I have 2D image with lots (houndreds) of channals.
Nearby channels are very correlated.
For now i’m using entry group with several Conv2D layers with kernel size = ( 1, 1 ).
It’s working ok.
But i assume, that doing 1d-convolution in channel axis, before spatial 2d convolutions
allows me to create smaller and more accurate model.
I’ve created this straightforward wrapper,
for converting (N, C, H, W) layout to (N, 1, C) layout (which, is capable for Conv1d),
and backwards:
class InChannelConv(nn.Module):
def __init__(self, body):
super().__init__()
self.body = body
def forward(self, x):
n2, c2, h2, w2 = x.size()
x = x.permute(0, 2, 3, 1).view(n2*h2*w2, 1, c2).contiguous()
x = self.body(x)
x = x.view(n2, h2, w2, -1).permute(0, 3, 1, 2).contiguous()
return x
And using my wrapper like this:
ChannelConv(nn.Sequential(
nn.Conv1d(1, 32, 7), nn.ReLU(),
nn.Conv1d(32, 64, 3), nn.ReLU(),
nn.Conv1d(32, 1, 1), nn.ReLU(),
))
...
That gives me OOM, even with very small body.
When i use useless-small body like Conv1d(1, 1, 1), i’ve got:
RuntimeError: CUDNN_STATUS_NOT_SUPPORTED. This error may appear if you passed in a non-contiguous input.

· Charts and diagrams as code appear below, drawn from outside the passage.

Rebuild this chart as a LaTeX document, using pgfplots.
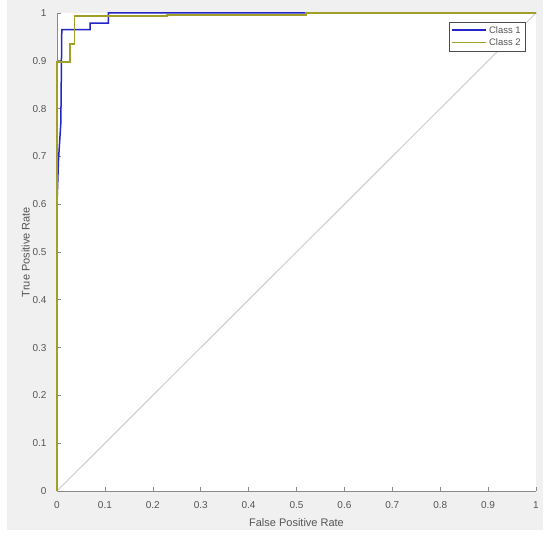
\documentclass[border=0pt]{standalone}
\usepackage{pgfplots}
\pgfplotsset{compat=1.18}
\usepackage{fontspec}
\setmainfont{Liberation Sans}
\definecolor{figbg}{HTML}{F0F0F0}
\definecolor{txt}{HTML}{555555}
\definecolor{axl}{HTML}{8A8A8A}
\definecolor{cblue}{HTML}{2424C8}
\definecolor{colive}{HTML}{A0A028}
\definecolor{diag}{HTML}{CDCDCD}
\begin{document}
\begin{tikzpicture}
\path[use as bounding box] (0pt,0pt) rectangle (550pt,540pt);
\fill[figbg] (7pt,10pt) rectangle (543pt,540pt);
\begin{axis}[
  at={(57pt,49pt)}, anchor=south west,
  scale only axis, width=479pt, height=478pt,
  xmin=0, xmax=1, ymin=0, ymax=1,
  axis lines*=left,
  axis line style={axl, line width=0.8pt},
  axis background/.style={fill=white},
  xtick={0,0.1,...,1}, ytick={0,0.1,...,1},
  xticklabels={0,0.1,0.2,0.3,0.4,0.5,0.6,0.7,0.8,0.9,1},
  yticklabels={0,0.1,0.2,0.3,0.4,0.5,0.6,0.7,0.8,0.9,1},
  tick style={axl, line width=0.6pt},
  tick align=inside,
  major tick length=4pt,
  ticklabel style={font=\fontsize{10}{12}\selectfont, text=txt},
  xticklabel style={yshift=-7pt},
  yticklabel style={xshift=-7pt},
  label style={font=\fontsize{11}{13}\selectfont, text=txt},
  xlabel={False Positive Rate},
  ylabel={True Positive Rate},
  xlabel style={yshift=-3pt},
  ylabel style={yshift=-4pt},
  legend style={at={(0.977,0.981)}, anchor=north east, draw=black!70, fill=white,
    font=\fontsize{9.5}{11}\selectfont, text=txt, inner sep=2pt, row sep=0pt,
    legend cell align=left},
  legend image code/.code={\draw[#1, line width=1.8pt] (0pt,0.3pt) -- (34pt,0.3pt);},
  clip=false,
]
\addplot[diag, line width=1pt, forget plot] coordinates {(0,0) (1,1)};
\addplot[cblue, line width=1.5pt] coordinates {
 (0,0) (0,0.60) (0.003,0.69) (0.008,0.77) (0.010,0.965) (0.069,0.965)
 (0.069,0.979) (0.107,0.979) (0.107,1) (1,1)};
\addlegendentry{Class 1}
\addplot[colive, line width=1.5pt] coordinates {
 (0,0) (0,0.897) (0.027,0.897) (0.027,0.935) (0.037,0.935) (0.037,0.994)
 (0.23,0.994) (0.23,0.996) (0.52,0.996) (0.52,1) (1,1)};
\addlegendentry{Class 2}
\end{axis}
\end{tikzpicture}
\end{document}
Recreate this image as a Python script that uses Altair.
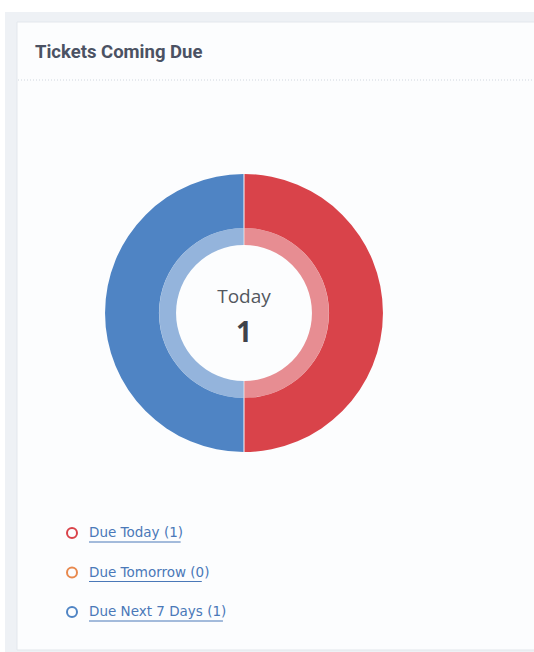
import altair as alt
import pandas as pd

title = "Tickets Coming Due"
categories = ["Due Today", "Due Tomorrow", "Due Next 7 Days"]
counts = [1, 0, 1]
colors = ["#d9434a", "#e8894e", "#4f84c4"]
center_label = "Today"
center_value = 1

df = pd.DataFrame({
    "cat": categories,
    "count": counts,
    "idx": list(range(len(categories))),
})
df["label"] = [f"{c} ({n})" for c, n in zip(categories, counts)]

W, H = 534, 652
CX, CY = 244, 313

color = alt.Color("cat:N", scale=alt.Scale(domain=categories, range=colors), legend=None)

base = alt.Chart(df)

# frame decorations
frame = alt.Chart(pd.DataFrame({"a": [0]}))
outer = frame.mark_rect(color="#eef1f5").encode(
    x=alt.value(5), x2=alt.value(W), y=alt.value(12), y2=alt.value(H))
card = frame.mark_rect(color="#fcfdfe", stroke="#e3e7ec", strokeWidth=1).encode(
    x=alt.value(17), x2=alt.value(W + 5), y=alt.value(22), y2=alt.value(650))
sep = frame.mark_rule(color="#cfd6de", strokeDash=[1, 2], strokeWidth=1).encode(
    x=alt.value(18), x2=alt.value(W), y=alt.value(80))
title_t = frame.mark_text(text=title, font="Roboto", fontWeight="bold", fontSize=18.5,
                          color="#4b5263", align="left", baseline="middle").encode(
    x=alt.value(35), y=alt.value(52))

outer_ring = base.mark_arc(radius=139, radius2=85, padAngle=0.006).encode(
    theta=alt.Theta("count:Q", stack=True), color=color, order=alt.Order("idx:Q"),
    x=alt.value(CX), y=alt.value(CY))
inner_ring = base.mark_arc(radius=85, radius2=68, opacity=0.6, padAngle=0.006).encode(
    theta=alt.Theta("count:Q", stack=True), color=color, order=alt.Order("idx:Q"),
    x=alt.value(CX), y=alt.value(CY))

center1 = frame.mark_text(text=center_label, font="Open Sans", fontSize=19,
                          color="#53585f", baseline="middle").encode(
    x=alt.value(CX), y=alt.value(297))
center2 = frame.mark_text(text=str(center_value), font="Open Sans", fontWeight="bold",
                          fontSize=28, color="#3f434a", baseline="middle").encode(
    x=alt.value(CX), y=alt.value(334))

ypos = alt.Y("label:N", sort=None, axis=None,
             scale=alt.Scale(type="point", domain=list(df["label"]), range=[533, 612], padding=0))

leg_pts = base.mark_point(shape="circle", filled=False, strokeWidth=2, size=100, opacity=1).encode(
    x=alt.value(72), y=ypos, color=color)
leg_txt = base.mark_text(align="left", baseline="middle", font="DejaVu Sans", fontSize=13.5,
                         color="#4a78b8").encode(
    x=alt.value(89), y=ypos, text="label:N")
leg_line = base.transform_calculate(
    x0="89", x1="89 + length(datum.label) * 7.05"
).mark_rule(color="#4a78b8", strokeWidth=1, yOffset=9).encode(
    x=alt.X("x0:Q", scale=None, axis=None), x2="x1:Q", y=ypos)

chart = alt.layer(
    outer, card, sep, title_t, outer_ring, inner_ring, center1, center2,
    leg_pts, leg_txt, leg_line
).resolve_scale(color="shared").properties(
    width=W, height=H, padding=0, autosize=alt.AutoSizeParams(type="none"),
    background="#ffffff"
).configure_view(stroke=None)

chart.save("out.html", embed_options={"renderer": "svg", "actions": False})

I know about nn.PixelShuffle
, but it not exactly what i want.
It mixes spatial and “in-channel” convolution,
moreover i can’t make any assumptions about channels count.
So there is a question:
how to make efficient 1D-convolution in channels axis (independent for every pixel),
having lots-of-channels 2D image on input and output?